Mussels come 30 different ways, including in gueuze or Chimay beer, or flambéed with apple and Calvados.
It’s a tourist favourite, but for good reason: five generations of the Vanlancker family have been wrangling mussels since 1893, so you’re in the safest of hands.
If your initial portion of frites looks a bit undersized, don’t panic – seconds, and even thirds, come as standard.
King Leopold III was a regular customer (opting for sole meunière and a plate of mussels), so you’re in illustrious company in this Brussels institution, all starched napkins and stained glass.
Try escargot-style mussels (oven-roasted with garlic butter), invented here by founder Calixte Veulemans.
The Place Sainte-Catherine is swimming in fish restaurants, but François is a cut above: a restaurant and neighbouring shop where locals pick up the freshest fish.
It’s a family affair.

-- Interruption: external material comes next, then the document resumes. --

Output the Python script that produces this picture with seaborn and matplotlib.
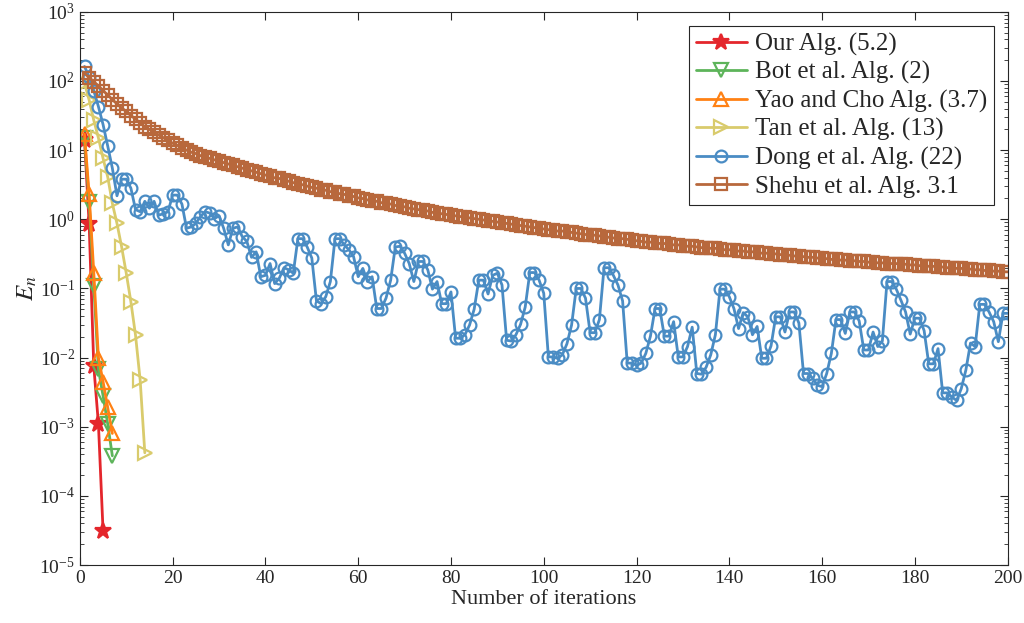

The current owner’s great-grandparents started out serving mussels – washed in a bathtub – and hand-cut fries.
Located in the beautiful 19th century Galeries Royales Saint-Hubert shopping arcade, the Taverne du Passage, virtually unchanged since it opened in 1928, is a lovely spot for a treat: white-coated waiters serve Belgian classics, including perfect moules marinières, in a beautiful Art Deco room.
Slightly out of the way but well worth the detour, Friture René isn’t, as the name suggests, a frite joint, but a lovely traditional brasserie with inspired modern touches.
It’s the spot to try moules parquées, mussels served raw with mustard vinaigrette.